**TASK DETAILS:** Copy out each line exactly; pictures stay out of the copy.

-- BEGIN --

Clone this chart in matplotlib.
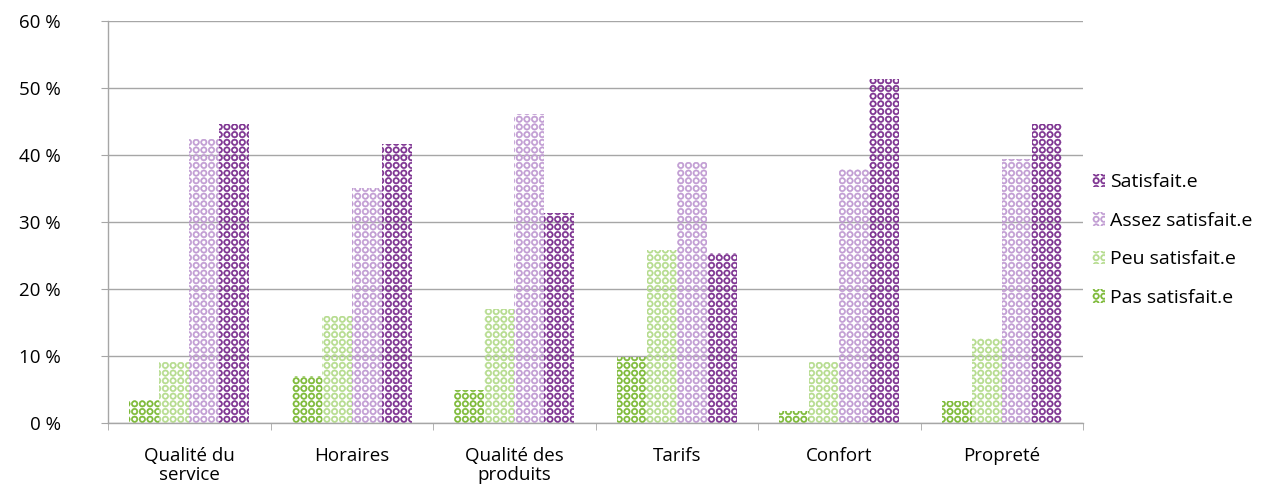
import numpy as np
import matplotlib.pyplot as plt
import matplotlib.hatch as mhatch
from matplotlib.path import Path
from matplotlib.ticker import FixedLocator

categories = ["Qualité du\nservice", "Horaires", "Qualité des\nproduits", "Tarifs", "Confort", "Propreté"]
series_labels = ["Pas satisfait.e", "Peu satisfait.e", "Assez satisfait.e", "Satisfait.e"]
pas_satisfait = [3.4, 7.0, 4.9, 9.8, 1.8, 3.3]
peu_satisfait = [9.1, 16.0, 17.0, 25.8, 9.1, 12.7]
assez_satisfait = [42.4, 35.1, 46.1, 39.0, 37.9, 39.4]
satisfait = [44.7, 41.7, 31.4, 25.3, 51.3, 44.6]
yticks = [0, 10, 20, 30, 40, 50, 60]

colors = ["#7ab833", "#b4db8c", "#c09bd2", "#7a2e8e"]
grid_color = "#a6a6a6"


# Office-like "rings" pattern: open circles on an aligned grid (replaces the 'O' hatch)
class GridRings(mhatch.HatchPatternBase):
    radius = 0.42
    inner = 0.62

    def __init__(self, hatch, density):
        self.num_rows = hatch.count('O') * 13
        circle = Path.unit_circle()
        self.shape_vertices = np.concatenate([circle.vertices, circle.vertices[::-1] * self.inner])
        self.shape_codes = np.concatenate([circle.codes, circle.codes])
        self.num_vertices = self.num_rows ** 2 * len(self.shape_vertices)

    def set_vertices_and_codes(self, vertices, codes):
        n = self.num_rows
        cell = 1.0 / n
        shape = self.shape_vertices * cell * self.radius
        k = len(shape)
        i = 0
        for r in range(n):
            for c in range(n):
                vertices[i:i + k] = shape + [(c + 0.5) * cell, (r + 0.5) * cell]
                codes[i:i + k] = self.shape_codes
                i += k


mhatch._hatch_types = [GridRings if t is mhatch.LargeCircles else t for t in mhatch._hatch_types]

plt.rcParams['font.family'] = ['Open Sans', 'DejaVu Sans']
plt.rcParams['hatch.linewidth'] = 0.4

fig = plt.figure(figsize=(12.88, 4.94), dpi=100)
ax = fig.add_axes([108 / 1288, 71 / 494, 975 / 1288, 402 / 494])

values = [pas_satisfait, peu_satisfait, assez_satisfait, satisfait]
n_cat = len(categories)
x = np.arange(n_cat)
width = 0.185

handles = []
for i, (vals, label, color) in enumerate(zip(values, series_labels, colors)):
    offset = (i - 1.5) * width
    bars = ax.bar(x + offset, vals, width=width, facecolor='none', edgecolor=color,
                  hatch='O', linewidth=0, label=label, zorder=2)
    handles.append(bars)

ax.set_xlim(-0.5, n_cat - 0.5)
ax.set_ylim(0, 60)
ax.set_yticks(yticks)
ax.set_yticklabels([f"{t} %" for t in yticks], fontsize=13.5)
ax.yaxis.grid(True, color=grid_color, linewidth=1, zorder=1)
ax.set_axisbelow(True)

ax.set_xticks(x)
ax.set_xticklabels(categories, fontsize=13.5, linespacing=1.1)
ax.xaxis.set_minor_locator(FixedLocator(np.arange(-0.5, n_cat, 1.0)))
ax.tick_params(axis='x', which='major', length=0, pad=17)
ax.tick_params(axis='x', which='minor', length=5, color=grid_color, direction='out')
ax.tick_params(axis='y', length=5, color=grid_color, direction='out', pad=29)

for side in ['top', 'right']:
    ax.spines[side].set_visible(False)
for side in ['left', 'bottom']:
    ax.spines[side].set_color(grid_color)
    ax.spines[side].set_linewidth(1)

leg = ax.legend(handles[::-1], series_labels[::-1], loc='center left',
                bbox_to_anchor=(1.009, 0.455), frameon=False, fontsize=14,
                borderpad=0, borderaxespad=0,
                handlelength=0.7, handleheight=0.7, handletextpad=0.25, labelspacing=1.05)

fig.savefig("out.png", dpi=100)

-- END --

**EXPECTED ANSWER:**
Clone this chart in matplotlib.
import numpy as np
import matplotlib.pyplot as plt
import matplotlib.hatch as mhatch
from matplotlib.path import Path
from matplotlib.ticker import FixedLocator

categories = ["Qualité du\nservice", "Horaires", "Qualité des\nproduits", "Tarifs", "Confort", "Propreté"]
series_labels = ["Pas satisfait.e", "Peu satisfait.e", "Assez satisfait.e", "Satisfait.e"]
pas_satisfait = [3.4, 7.0, 4.9, 9.8, 1.8, 3.3]
peu_satisfait = [9.1, 16.0, 17.0, 25.8, 9.1, 12.7]
assez_satisfait = [42.4, 35.1, 46.1, 39.0, 37.9, 39.4]
satisfait = [44.7, 41.7, 31.4, 25.3, 51.3, 44.6]
yticks = [0, 10, 20, 30, 40, 50, 60]

colors = ["#7ab833", "#b4db8c", "#c09bd2", "#7a2e8e"]
grid_color = "#a6a6a6"


# Office-like "rings" pattern: open circles on an aligned grid (replaces the 'O' hatch)
class GridRings(mhatch.HatchPatternBase):
    radius = 0.42
    inner = 0.62

    def __init__(self, hatch, density):
        self.num_rows = hatch.count('O') * 13
        circle = Path.unit_circle()
        self.shape_vertices = np.concatenate([circle.vertices, circle.vertices[::-1] * self.inner])
        self.shape_codes = np.concatenate([circle.codes, circle.codes])
        self.num_vertices = self.num_rows ** 2 * len(self.shape_vertices)

    def set_vertices_and_codes(self, vertices, codes):
        n = self.num_rows
        cell = 1.0 / n
        shape = self.shape_vertices * cell * self.radius
        k = len(shape)
        i = 0
        for r in range(n):
            for c in range(n):
                vertices[i:i + k] = shape + [(c + 0.5) * cell, (r + 0.5) * cell]
                codes[i:i + k] = self.shape_codes
                i += k


mhatch._hatch_types = [GridRings if t is mhatch.LargeCircles else t for t in mhatch._hatch_types]

plt.rcParams['font.family'] = ['Open Sans', 'DejaVu Sans']
plt.rcParams['hatch.linewidth'] = 0.4

fig = plt.figure(figsize=(12.88, 4.94), dpi=100)
ax = fig.add_axes([108 / 1288, 71 / 494, 975 / 1288, 402 / 494])

values = [pas_satisfait, peu_satisfait, assez_satisfait, satisfait]
n_cat = len(categories)
x = np.arange(n_cat)
width = 0.185

handles = []
for i, (vals, label, color) in enumerate(zip(values, series_labels, colors)):
    offset = (i - 1.5) * width
    bars = ax.bar(x + offset, vals, width=width, facecolor='none', edgecolor=color,
                  hatch='O', linewidth=0, label=label, zorder=2)
    handles.append(bars)

ax.set_xlim(-0.5, n_cat - 0.5)
ax.set_ylim(0, 60)
ax.set_yticks(yticks)
ax.set_yticklabels([f"{t} %" for t in yticks], fontsize=13.5)
ax.yaxis.grid(True, color=grid_color, linewidth=1, zorder=1)
ax.set_axisbelow(True)

ax.set_xticks(x)
ax.set_xticklabels(categories, fontsize=13.5, linespacing=1.1)
ax.xaxis.set_minor_locator(FixedLocator(np.arange(-0.5, n_cat, 1.0)))
ax.tick_params(axis='x', which='major', length=0, pad=17)
ax.tick_params(axis='x', which='minor', length=5, color=grid_color, direction='out')
ax.tick_params(axis='y', length=5, color=grid_color, direction='out', pad=29)

for side in ['top', 'right']:
    ax.spines[side].set_visible(False)
for side in ['left', 'bottom']:
    ax.spines[side].set_color(grid_color)
    ax.spines[side].set_linewidth(1)

leg = ax.legend(handles[::-1], series_labels[::-1], loc='center left',
                bbox_to_anchor=(1.009, 0.455), frameon=False, fontsize=14,
                borderpad=0, borderaxespad=0,
                handlelength=0.7, handleheight=0.7, handletextpad=0.25, labelspacing=1.05)

fig.savefig("out.png", dpi=100)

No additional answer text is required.